| Source material |
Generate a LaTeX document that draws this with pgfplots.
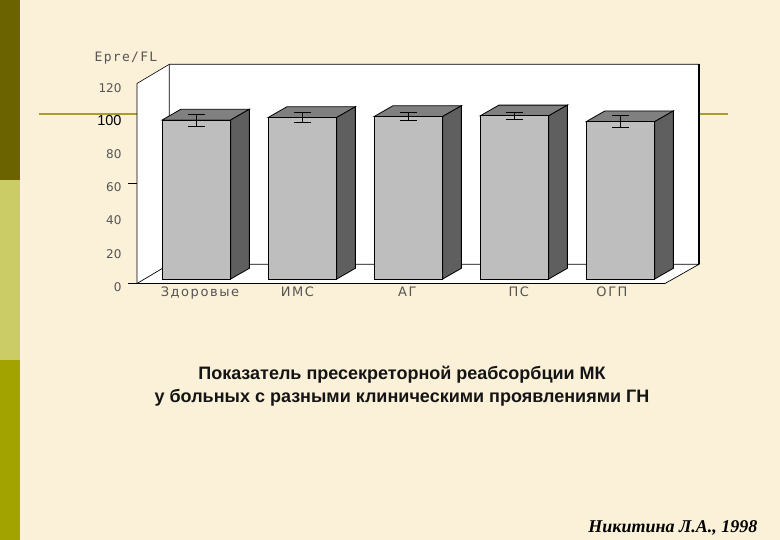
\documentclass[border=0pt]{standalone}
\usepackage{fontspec}
\setmainfont{Liberation Sans}
\newfontfamily\chartfont[LetterSpace=10]{DejaVu Sans Mono}
\newfontfamily\catfont[LetterSpace=12]{DejaVu Sans}
\newfontfamily\numfont{DejaVu Sans}
\newfontfamily\hundredfont{Liberation Sans}
\newfontfamily\authorfont[Ligatures=TeX]{Liberation Serif}
\usepackage{pgfplots}
\pgfplotsset{compat=1.18}

\definecolor{paper}{HTML}{FBF0D8}
\definecolor{stripA}{HTML}{6B6300}
\definecolor{stripB}{HTML}{CCCC66}
\definecolor{stripC}{HTML}{A3A300}
\definecolor{rulecol}{HTML}{A89F28}
\definecolor{barfront}{HTML}{BEBEBE}
\definecolor{bartop}{HTML}{808080}
\definecolor{barside}{HTML}{5F5F5F}
\definecolor{ticktext}{HTML}{555555}

% half bar width, depth offset in axis units
\newcommand{\hw}{0.323}
\newcommand{\dx}{0.176}
\newcommand{\dy}{6.45}
% top and side face of one bar: {category}{value}
\newcommand{\barfaces}[2]{%
  \pgfmathsetmacro{\xa}{#1-\hw}
  \pgfmathsetmacro{\xb}{#1+\hw}
  \pgfmathsetmacro{\xc}{#1+\hw+\dx}
  \pgfmathsetmacro{\xd}{#1-\hw+\dx}
  \pgfmathsetmacro{\yt}{#2+\dy}
  \addplot[fill=bartop,draw=black,line width=0.8pt] coordinates {(\xa,#2) (\xb,#2) (\xc,\yt) (\xd,\yt)} -- cycle;
  \addplot[fill=barside,draw=black,line width=0.8pt] coordinates {(\xb,0) (\xc,\dy) (\xc,\yt) (\xb,#2)} -- cycle;
}

\begin{document}
\begin{tikzpicture}
\path[use as bounding box] (0,0) rectangle (780pt,540pt);
\begin{scope}[x=1pt,y=-1pt,yshift=540pt]
  \fill[paper] (0,0) rectangle (780,540);
  \fill[stripA] (0,0) rectangle (20,180);
  \fill[stripB] (0,180) rectangle (20,360);
  \fill[stripC] (0,360) rectangle (20,540);
  \draw[rulecol,line width=1.8pt] (39,114) -- (728,114);
  % walls and floor
  \fill[white] (137,83.5) -- (169.3,64.3) -- (699,64.3) -- (699,264.3) -- (665,283.5) -- (137,283.5) -- cycle;
  \draw[black,line width=0.6pt] (137,283.5) -- (137,83.5) -- (169.3,64.3) -- (699,64.3);
  \draw[black,line width=1.1pt] (699,64.3) -- (699,264.3);
  \draw[black,line width=0.7pt] (169.3,64.3) -- (169.3,264.3) -- (699,264.3) -- (665,283.5) -- (137,283.5) -- (169.3,264.3);
  \node[font=\chartfont\fontsize{13}{15}\selectfont,text=ticktext] at (126,58) {Epre/FL};
  \node[font=\bfseries\fontsize{18}{20}\selectfont,text=black!92] at (402,375) {Показатель пресекреторной реабсорбции МК};
  \node[font=\bfseries\fontsize{18}{20}\selectfont,text=black!92] at (402,398) {у больных с разными клиническими проявлениями ГН};
  \node[font=\authorfont\bfseries\itshape\fontsize{18}{20}\selectfont,text=black,anchor=east] at (761,528) {Никитина Л.А., 1998};
\end{scope}

% frame axis: ticks and category names
\begin{axis}[
    at={(137pt,257pt)}, anchor=south west,
    scale only axis, width=528pt, height=199.2pt,
    xmin=-0.561, xmax=4.42, ymin=0, ymax=120,
    clip=false,
    axis line style={draw=none},
    xtick pos=bottom, ytick pos=left,
    xtick={0.033,0.953,1.99,3.04,3.92},
    xticklabels={Здоровые,ИМС,АГ,ПС,ОГП},
    ytick={0,20,...,120},
    yticklabels={0,20,40,60,80,{\textcolor{black}{\hundredfont\fontsize{14.5}{16}\selectfont 100}},120},
    major tick length=0pt,
    xticklabel style={font=\catfont\fontsize{13}{15}\selectfont,text=ticktext,yshift=0pt},
    yticklabel style={font=\numfont\fontsize{12}{14}\selectfont,text=ticktext,yshift=-4pt,xshift=-12pt},
    extra y ticks={0,60},
    extra y tick labels={},
    extra y tick style={tick style={draw=black,line width=0.6pt},tick align=outside,major tick length=9pt},
]
\end{axis}

% bars stand 4 px above the front edge of the floor
\begin{axis}[
    at={(137pt,261pt)}, anchor=south west,
    scale only axis, width=528pt, height=199.2pt,
    xmin=-0.561, xmax=4.42, ymin=0, ymax=120,
    hide axis, clip=false,
]
\barfaces{0}{95.8}
\barfaces{1}{97.3}
\barfaces{2}{97.9}
\barfaces{3}{98.3}
\barfaces{4}{94.8}
\addplot[ybar,bar width=68.4pt,fill=barfront,draw=black,line width=0.8pt,
    error bars/.cd, y dir=both, y explicit,
    error mark options={rotate=90,mark size=8.5pt,line width=0.6pt,black},
    error bar style={line width=0.6pt,black}]
  coordinates {
    (0,95.8) +- (0,3.6)
    (1,97.3) +- (0,3.2)
    (2,97.9) +- (0,2.6)
    (3,98.3) +- (0,2.4)
    (4,94.8) +- (0,3.6)
  };
\end{axis}
\end{tikzpicture}
\end{document}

| Task requirements |
Set every line down exactly as written, leaving each picture out.

| Answer below |
Generate a LaTeX document that draws this with pgfplots.
\documentclass[border=0pt]{standalone}
\usepackage{fontspec}
\setmainfont{Liberation Sans}
\newfontfamily\chartfont[LetterSpace=10]{DejaVu Sans Mono}
\newfontfamily\catfont[LetterSpace=12]{DejaVu Sans}
\newfontfamily\numfont{DejaVu Sans}
\newfontfamily\hundredfont{Liberation Sans}
\newfontfamily\authorfont[Ligatures=TeX]{Liberation Serif}
\usepackage{pgfplots}
\pgfplotsset{compat=1.18}

\definecolor{paper}{HTML}{FBF0D8}
\definecolor{stripA}{HTML}{6B6300}
\definecolor{stripB}{HTML}{CCCC66}
\definecolor{stripC}{HTML}{A3A300}
\definecolor{rulecol}{HTML}{A89F28}
\definecolor{barfront}{HTML}{BEBEBE}
\definecolor{bartop}{HTML}{808080}
\definecolor{barside}{HTML}{5F5F5F}
\definecolor{ticktext}{HTML}{555555}

% half bar width, depth offset in axis units
\newcommand{\hw}{0.323}
\newcommand{\dx}{0.176}
\newcommand{\dy}{6.45}
% top and side face of one bar: {category}{value}
\newcommand{\barfaces}[2]{%
  \pgfmathsetmacro{\xa}{#1-\hw}
  \pgfmathsetmacro{\xb}{#1+\hw}
  \pgfmathsetmacro{\xc}{#1+\hw+\dx}
  \pgfmathsetmacro{\xd}{#1-\hw+\dx}
  \pgfmathsetmacro{\yt}{#2+\dy}
  \addplot[fill=bartop,draw=black,line width=0.8pt] coordinates {(\xa,#2) (\xb,#2) (\xc,\yt) (\xd,\yt)} -- cycle;
  \addplot[fill=barside,draw=black,line width=0.8pt] coordinates {(\xb,0) (\xc,\dy) (\xc,\yt) (\xb,#2)} -- cycle;
}

\begin{document}
\begin{tikzpicture}
\path[use as bounding box] (0,0) rectangle (780pt,540pt);
\begin{scope}[x=1pt,y=-1pt,yshift=540pt]
  \fill[paper] (0,0) rectangle (780,540);
  \fill[stripA] (0,0) rectangle (20,180);
  \fill[stripB] (0,180) rectangle (20,360);
  \fill[stripC] (0,360) rectangle (20,540);
  \draw[rulecol,line width=1.8pt] (39,114) -- (728,114);
  % walls and floor
  \fill[white] (137,83.5) -- (169.3,64.3) -- (699,64.3) -- (699,264.3) -- (665,283.5) -- (137,283.5) -- cycle;
  \draw[black,line width=0.6pt] (137,283.5) -- (137,83.5) -- (169.3,64.3) -- (699,64.3);
  \draw[black,line width=1.1pt] (699,64.3) -- (699,264.3);
  \draw[black,line width=0.7pt] (169.3,64.3) -- (169.3,264.3) -- (699,264.3) -- (665,283.5) -- (137,283.5) -- (169.3,264.3);
  \node[font=\chartfont\fontsize{13}{15}\selectfont,text=ticktext] at (126,58) {Epre/FL};
  \node[font=\bfseries\fontsize{18}{20}\selectfont,text=black!92] at (402,375) {Показатель пресекреторной реабсорбции МК};
  \node[font=\bfseries\fontsize{18}{20}\selectfont,text=black!92] at (402,398) {у больных с разными клиническими проявлениями ГН};
  \node[font=\authorfont\bfseries\itshape\fontsize{18}{20}\selectfont,text=black,anchor=east] at (761,528) {Никитина Л.А., 1998};
\end{scope}

% frame axis: ticks and category names
\begin{axis}[
    at={(137pt,257pt)}, anchor=south west,
    scale only axis, width=528pt, height=199.2pt,
    xmin=-0.561, xmax=4.42, ymin=0, ymax=120,
    clip=false,
    axis line style={draw=none},
    xtick pos=bottom, ytick pos=left,
    xtick={0.033,0.953,1.99,3.04,3.92},
    xticklabels={Здоровые,ИМС,АГ,ПС,ОГП},
    ytick={0,20,...,120},
    yticklabels={0,20,40,60,80,{\textcolor{black}{\hundredfont\fontsize{14.5}{16}\selectfont 100}},120},
    major tick length=0pt,
    xticklabel style={font=\catfont\fontsize{13}{15}\selectfont,text=ticktext,yshift=0pt},
    yticklabel style={font=\numfont\fontsize{12}{14}\selectfont,text=ticktext,yshift=-4pt,xshift=-12pt},
    extra y ticks={0,60},
    extra y tick labels={},
    extra y tick style={tick style={draw=black,line width=0.6pt},tick align=outside,major tick length=9pt},
]
\end{axis}

% bars stand 4 px above the front edge of the floor
\begin{axis}[
    at={(137pt,261pt)}, anchor=south west,
    scale only axis, width=528pt, height=199.2pt,
    xmin=-0.561, xmax=4.42, ymin=0, ymax=120,
    hide axis, clip=false,
]
\barfaces{0}{95.8}
\barfaces{1}{97.3}
\barfaces{2}{97.9}
\barfaces{3}{98.3}
\barfaces{4}{94.8}
\addplot[ybar,bar width=68.4pt,fill=barfront,draw=black,line width=0.8pt,
    error bars/.cd, y dir=both, y explicit,
    error mark options={rotate=90,mark size=8.5pt,line width=0.6pt,black},
    error bar style={line width=0.6pt,black}]
  coordinates {
    (0,95.8) +- (0,3.6)
    (1,97.3) +- (0,3.2)
    (2,97.9) +- (0,2.6)
    (3,98.3) +- (0,2.4)
    (4,94.8) +- (0,3.6)
  };
\end{axis}
\end{tikzpicture}
\end{document}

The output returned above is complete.